The acronym ‘PIIGS’ refers to Portugal, Italy, Ireland, Greece, and Spain and has been used by analysts in the bond and currency markets for years. These nations are lumped together because of the similarity of their economies and their high levels of debt, and anyone who thinks the Britain isn’t one of them is very much mistaken.
The only reason that Britain is not considered a ‘basket-case’ along with the other PIIGS is because the true level of our indebtedness is widely misunderstood.
According to ‘official’ figures UK government debt currently stands at around £900 billion, which is equivalent to 60% of GDP. However if we consider public debt under the stricter Maastricht Treaty definition (by which the debts of the Eurozone members such as Greece and Italy are judged) the figure is £1.11 trillion, or 75% of GDP. And if we include the effects of the financial sector interventions, total government debt stands at £2.24 trillion which is equivalent to 147% of GDP. That’s not to mention the current unfunded public sector pension obligations which stand at around £1.18 trillion.
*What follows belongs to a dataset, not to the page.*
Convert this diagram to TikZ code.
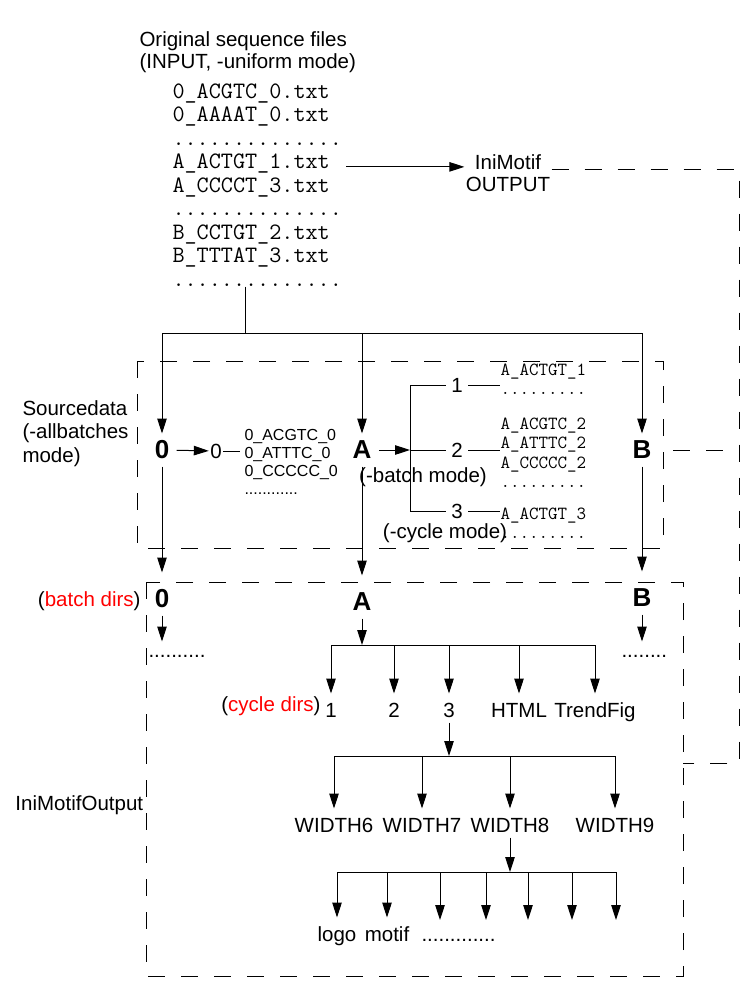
\documentclass[tikz,border=0pt]{standalone}
\usepackage{fontspec}
\setmainfont{Liberation Sans}
\usetikzlibrary{arrows.meta}

\begin{document}
\begin{tikzpicture}[
  x=1pt, y=-1pt, line width=1pt,
  every node/.style={inner sep=0pt},
  lbl/.style={font=\fontsize{20.5}{22.5}\selectfont, inner sep=1pt},
  leaf/.style={lbl, text height=22pt, text depth=4pt, anchor=base},
  dirname/.style={font=\fontsize{26}{26}\selectfont\bfseries,
    minimum height=32pt, inner xsep=7pt},
  filelist/.style={font=\fontsize{18.5}{19.5}\selectfont\ttfamily,
    align=left, anchor=north west},
  arr/.style={-{Triangle[length=15pt,width=9.5pt]}},
  inarr/.style={arr, shorten >=10pt},
  dashline/.style={dash pattern=on 17pt off 16pt}]
\useasboundingbox (0,0) rectangle (750,983);
\coordinate (srcNW) at (137,361);
\coordinate (srcSE) at (663,548);
\coordinate (outNW) at (146,582);
\coordinate (outSE) at (683,976);
\coordinate (rail) at (739,763);
\draw[dashline] (srcNW) rectangle (srcSE);
\draw[dashline] (outNW) rectangle (outSE);
\node[lbl, align=left, anchor=north west] (title) at (138,30)
  {Original sequence files\\(INPUT, -uniform mode)};
\node[font=\fontsize{23.5}{23.5}\selectfont\ttfamily, align=left,
  anchor=north west, inner xsep=4pt] (seqfiles) at (168,83)
  {0\_ACGTC\_0.txt\\0\_AAAAT\_0.txt\\..............\\
   A\_ACTGT\_1.txt\\A\_CCCCT\_3.txt\\..............\\
   B\_CCTGT\_2.txt\\B\_TTTAT\_3.txt\\..............};
\node[lbl, align=center] (output) at (508,173) {IniMotif\\OUTPUT};
\draw[arr] (seqfiles.east |- output.172) -- (output.172);
\draw[dashline] (output.4) -| (rail) -- (rail -| outSE);
\coordinate (split) at (245,333);
\draw (seqfiles.south -| split) -- (split);
\node[font=\fontsize{20.5}{23.5}\selectfont, align=left, anchor=north west]
  (srclabel) at (22,400) {Sourcedata\\(-allbatches\\mode)};
\node[dirname] (srczero) at (162,450) {0};
\node[dirname] (srcA) at (362,450) {A};
\node[dirname] (srcB) at (642,450) {B};
\foreach \d in {srczero,srcA,srcB}
  \draw[arr] (split) -| (\d);
\node[lbl] (subzero) at (216,451) {0};
\draw[arr] (srczero) -- (subzero);
\node[font=\fontsize{16}{18}\selectfont, align=left, anchor=north west,
  inner xsep=4pt] (zerofiles) at (240,428.5)
  {0\_ACGTC\_0\\0\_ATTTC\_0\\0\_CCCCC\_0\\............};
\draw (subzero) -- (subzero -| zerofiles.west);
\coordinate (fork) at (410,450);
\draw[arr] (srcA) -- (fork);
\node[lbl, inner xsep=5pt] (cycone) at (457,385) {1};
\node[lbl, inner xsep=5pt] (cyctwo) at (457,450) {2};
\node[lbl, inner xsep=5pt] (cycthree) at (457,511) {3};
\draw (cycone) -| (fork |- cycthree) -- (cycthree);
\draw (fork) -- (cyctwo);
\node[filelist] (onefiles) at (500,363) {A\_ACTGT\_1\\.........};
\node[filelist] (twofiles) at (500,417)
  {A\_ACGTC\_2\\A\_ATTTC\_2\\A\_CCCCC\_2\\.........};
\node[filelist] (threefiles) at (500,507) {A\_ACTGT\_3\\.........};
\draw (cycone) -- (cycone -| onefiles.west);
\draw (cyctwo) -- (cyctwo -| twofiles.west);
\draw (cycthree) -- (cycthree -| threefiles.west);
\node[lbl] (batchmode) at (423,477) {(-batch mode)};
\node[lbl] (cyclemode) at (445,533) {(-cycle mode)};
\draw[dashline, dash phase=23pt] (srcSE |- srcB) -- (srcB -| rail);
\node[dirname] (batzero) at (162,599) {0};
\node[dirname] (batA) at (362,602) {A};
\node[dirname] (batB) at (642,598) {B};
\draw[inarr] (srczero) -- (batzero);
\draw[inarr] (srcA) -- (batA);
\draw[inarr] (srcB) -- (batB);
\node[lbl, anchor=base east] (batchlabel) at (142,606)
  {(\textcolor{red}{batch dirs})};
\node[lbl, anchor=base west, text height=14pt] (zerodots) at (147,657)
  {..........};
\node[lbl, anchor=base west, text height=14pt] (Bdots) at (620,657)
  {........};
\draw[arr] (batzero) -- (batzero |- zerodots.north);
\draw[arr] (batB) -- (batB |- Bdots.north);
\coordinate (cycbar) at (362,645);
\draw[arr] (batA) -- (cycbar);
\node[lbl, anchor=base east] (cyclelabel) at (322,711)
  {(\textcolor{red}{cycle dirs})};
\node[leaf] (cycleone) at (331,717) {1};
\node[leaf] (cycletwo) at (394,717) {2};
\node[leaf] (cyclethree) at (449,717) {3};
\node[leaf] (html) at (519,717) {HTML};
\node[leaf] (trendfig) at (595,717) {TrendFig};
\draw (cycleone |- cycbar) -- (trendfig |- cycbar);
\foreach \n in {cycleone,cycletwo,cyclethree,html,trendfig}
  \draw[arr] (\n |- cycbar) -- (\n);
\node[lbl, anchor=base west] (outlabel) at (14,810) {IniMotifOutput};
\coordinate (widthbar) at (449,756);
\draw[arr] (cyclethree) -- (widthbar);
\node[leaf] (widthsix) at (334,832) {WIDTH6};
\node[leaf] (widthseven) at (422,832) {WIDTH7};
\node[leaf] (widtheight) at (510,832) {WIDTH8};
\node[leaf] (widthnine) at (615,832) {WIDTH9};
\draw (widthsix |- widthbar) -- (widthnine |- widthbar);
\foreach \n in {widthsix,widthseven,widtheight,widthnine}
  \draw[arr] (\n |- widthbar) -- (\n);
\coordinate (filebar) at (510,872);
\draw[arr] (widtheight) -- (filebar);
\node[leaf] (logo) at (337,941) {logo};
\node[leaf] (motif) at (387,941) {motif};
\node[lbl, anchor=base west] (moredots) at (420,941) {.............};
\foreach \x [count=\i] in {440,486,528,572,616}
  \coordinate (file\i) at (\x,920);
\draw (logo |- filebar) -- (file5 |- filebar);
\foreach \n in {logo,motif,file1,file2,file3,file4,file5}
  \draw[arr] (\n |- filebar) -- (\n);
\end{tikzpicture}
\end{document}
Oh and did I mention the government’s outstanding commitments under PFI (private finance initiative) contracts? That’s another £170 billion.
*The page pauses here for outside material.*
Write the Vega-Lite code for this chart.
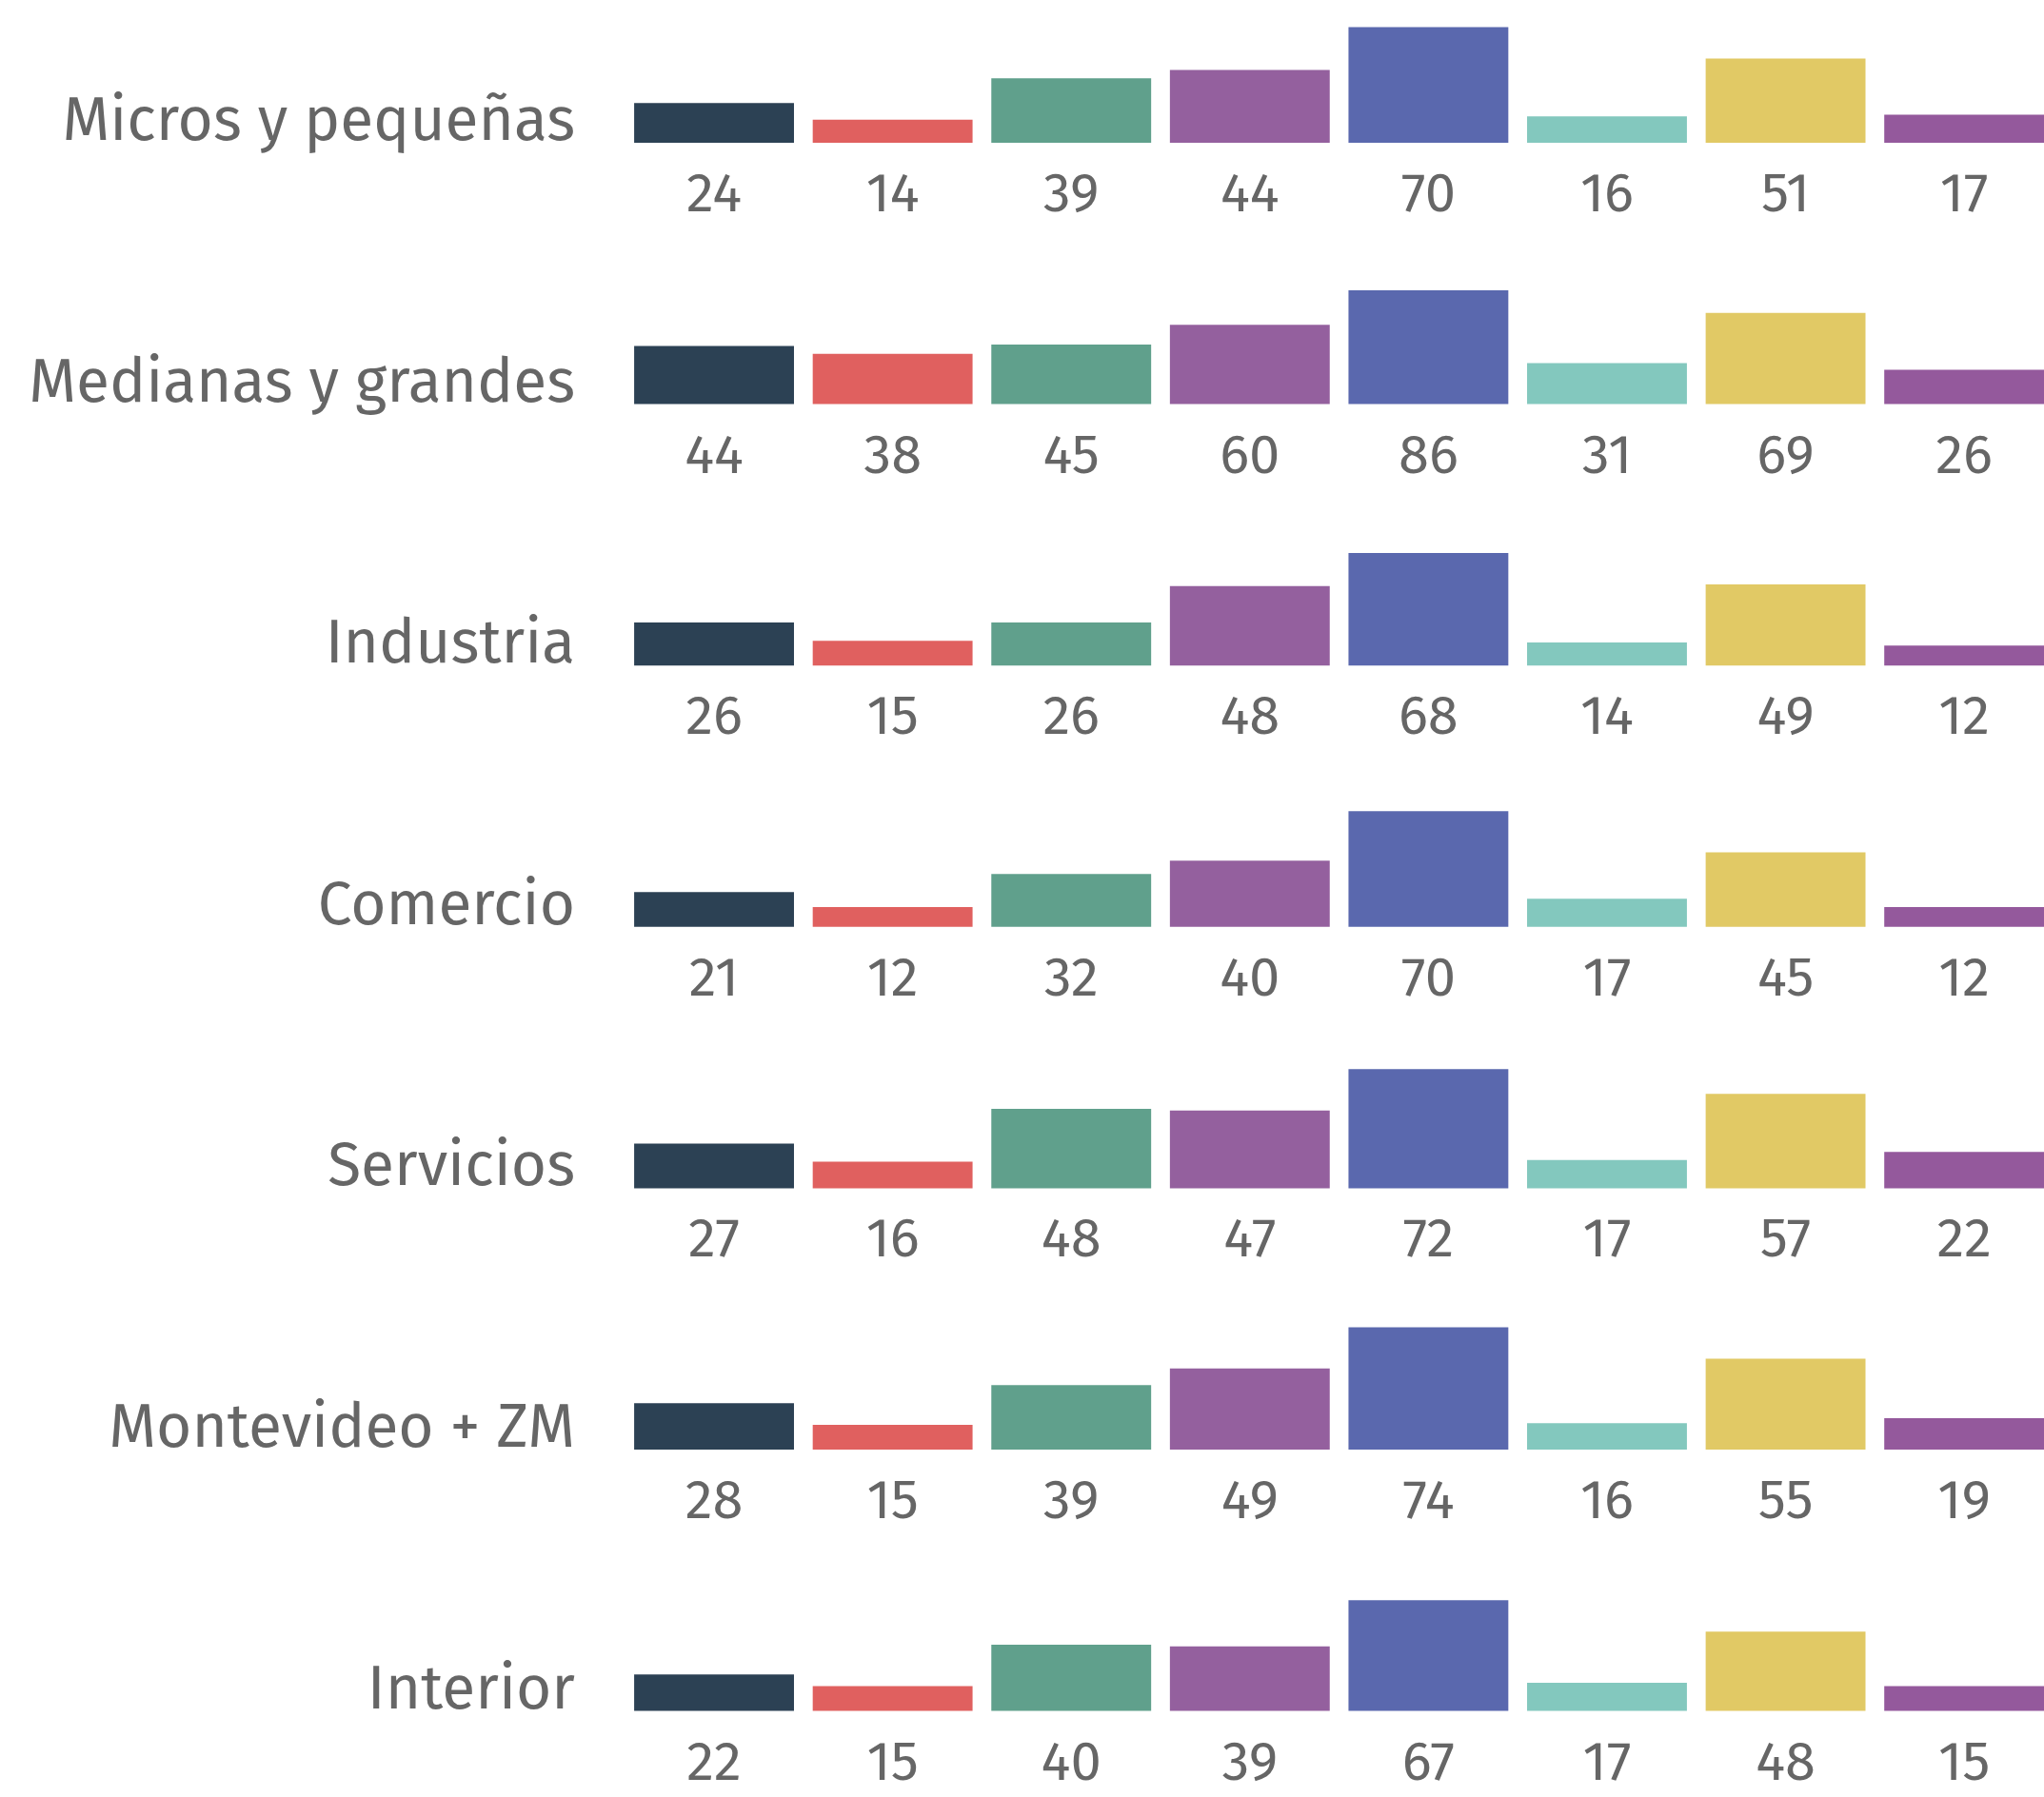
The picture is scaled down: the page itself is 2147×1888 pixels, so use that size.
{
  "$schema": "https://vega.github.io/schema/vega-lite/v6.json",
  "padding": {"left": 30.1, "top": 11, "right": 0, "bottom": 0},
  "background": "white",
  "data": {"values": [
    {"seg": "Micros y pequeñas", "cat": "c1", "valor": 24},
    {"seg": "Micros y pequeñas", "cat": "c2", "valor": 14},
    {"seg": "Micros y pequeñas", "cat": "c3", "valor": 39},
    {"seg": "Micros y pequeñas", "cat": "c4", "valor": 44},
    {"seg": "Micros y pequeñas", "cat": "c5", "valor": 70},
    {"seg": "Micros y pequeñas", "cat": "c6", "valor": 16},
    {"seg": "Micros y pequeñas", "cat": "c7", "valor": 51},
    {"seg": "Micros y pequeñas", "cat": "c8", "valor": 17},
    {"seg": "Medianas y grandes", "cat": "c1", "valor": 44},
    {"seg": "Medianas y grandes", "cat": "c2", "valor": 38},
    {"seg": "Medianas y grandes", "cat": "c3", "valor": 45},
    {"seg": "Medianas y grandes", "cat": "c4", "valor": 60},
    {"seg": "Medianas y grandes", "cat": "c5", "valor": 86},
    {"seg": "Medianas y grandes", "cat": "c6", "valor": 31},
    {"seg": "Medianas y grandes", "cat": "c7", "valor": 69},
    {"seg": "Medianas y grandes", "cat": "c8", "valor": 26},
    {"seg": "Industria", "cat": "c1", "valor": 26},
    {"seg": "Industria", "cat": "c2", "valor": 15},
    {"seg": "Industria", "cat": "c3", "valor": 26},
    {"seg": "Industria", "cat": "c4", "valor": 48},
    {"seg": "Industria", "cat": "c5", "valor": 68},
    {"seg": "Industria", "cat": "c6", "valor": 14},
    {"seg": "Industria", "cat": "c7", "valor": 49},
    {"seg": "Industria", "cat": "c8", "valor": 12},
    {"seg": "Comercio", "cat": "c1", "valor": 21},
    {"seg": "Comercio", "cat": "c2", "valor": 12},
    {"seg": "Comercio", "cat": "c3", "valor": 32},
    {"seg": "Comercio", "cat": "c4", "valor": 40},
    {"seg": "Comercio", "cat": "c5", "valor": 70},
    {"seg": "Comercio", "cat": "c6", "valor": 17},
    {"seg": "Comercio", "cat": "c7", "valor": 45},
    {"seg": "Comercio", "cat": "c8", "valor": 12},
    {"seg": "Servicios", "cat": "c1", "valor": 27},
    {"seg": "Servicios", "cat": "c2", "valor": 16},
    {"seg": "Servicios", "cat": "c3", "valor": 48},
    {"seg": "Servicios", "cat": "c4", "valor": 47},
    {"seg": "Servicios", "cat": "c5", "valor": 72},
    {"seg": "Servicios", "cat": "c6", "valor": 17},
    {"seg": "Servicios", "cat": "c7", "valor": 57},
    {"seg": "Servicios", "cat": "c8", "valor": 22},
    {"seg": "Montevideo + ZM", "cat": "c1", "valor": 28},
    {"seg": "Montevideo + ZM", "cat": "c2", "valor": 15},
    {"seg": "Montevideo + ZM", "cat": "c3", "valor": 39},
    {"seg": "Montevideo + ZM", "cat": "c4", "valor": 49},
    {"seg": "Montevideo + ZM", "cat": "c5", "valor": 74},
    {"seg": "Montevideo + ZM", "cat": "c6", "valor": 16},
    {"seg": "Montevideo + ZM", "cat": "c7", "valor": 55},
    {"seg": "Montevideo + ZM", "cat": "c8", "valor": 19},
    {"seg": "Interior", "cat": "c1", "valor": 22},
    {"seg": "Interior", "cat": "c2", "valor": 15},
    {"seg": "Interior", "cat": "c3", "valor": 40},
    {"seg": "Interior", "cat": "c4", "valor": 39},
    {"seg": "Interior", "cat": "c5", "valor": 67},
    {"seg": "Interior", "cat": "c6", "valor": 17},
    {"seg": "Interior", "cat": "c7", "valor": 48},
    {"seg": "Interior", "cat": "c8", "valor": 15}
  ]},
  "facet": {
    "row": {
      "field": "seg", "type": "nominal", "title": null,
      "sort": ["Micros y pequeñas", "Medianas y grandes", "Industria", "Comercio", "Servicios", "Montevideo + ZM", "Interior"],
      "header": {"labels": false}
    }
  },
  "bounds": "flush",
  "spacing": {"row": 135.6},
  "spec": {
    "width": 1481,
    "height": 139,
    "encoding": {
      "x": {"field": "cat", "type": "nominal", "axis": null, "scale": {"paddingInner": 0.105, "paddingOuter": 0}}
    },
    "layer": [
      {
        "mark": {"type": "bar"},
        "encoding": {
          "y": {"field": "valor", "type": "quantitative", "axis": null, "scale": {"nice": 4, "zero": true}},
          "color": {
            "field": "cat", "type": "nominal", "legend": null,
            "scale": {
              "domain": ["c1", "c2", "c3", "c4", "c5", "c6", "c7", "c8"],
              "range": ["#2C4154", "#E0605F", "#60A08C", "#94609E", "#5A68AE", "#83C8BE", "#E1C965", "#94599C"]
            }
          }
        }
      },
      {
        "mark": {"type": "text", "baseline": "alphabetic", "dy": 72, "fontSize": 58, "font": "Fira Sans, Noto Sans", "color": "#666666"},
        "encoding": {
          "y": {"datum": 0},
          "text": {"field": "valor", "type": "quantitative"}
        }
      },
      {
        "transform": [{"filter": "datum.cat == 'c1'"}],
        "mark": {"type": "text", "baseline": "alphabetic", "align": "right", "dx": -146, "dy": -3, "fontSize": 64, "font": "Fira Sans, Noto Sans", "color": "#666666"},
        "encoding": {
          "y": {"datum": 0},
          "text": {"field": "seg", "type": "nominal"}
        }
      }
    ]
  },
  "resolve": {"scale": {"y": "independent"}},
  "config": {"view": {"stroke": null}}
}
All told, total public debt, when you include these other ‘unofficial’ items, amounts to around £3.59 trillion.
I’ve written about Britain’s indebtedness before but more important than the scale of our debt is our ability to service it, and the fact is this level of debt is only sustainable if:
- The deficit is brought under control
- We achieve strong economic growth
The good news is that the Chancellor, George Osborne, has repeatedly demonstrated his commitment to reducing the budget deficit. The bad news is that we haven’t even begun to take the necessary steps to promote strong economic growth.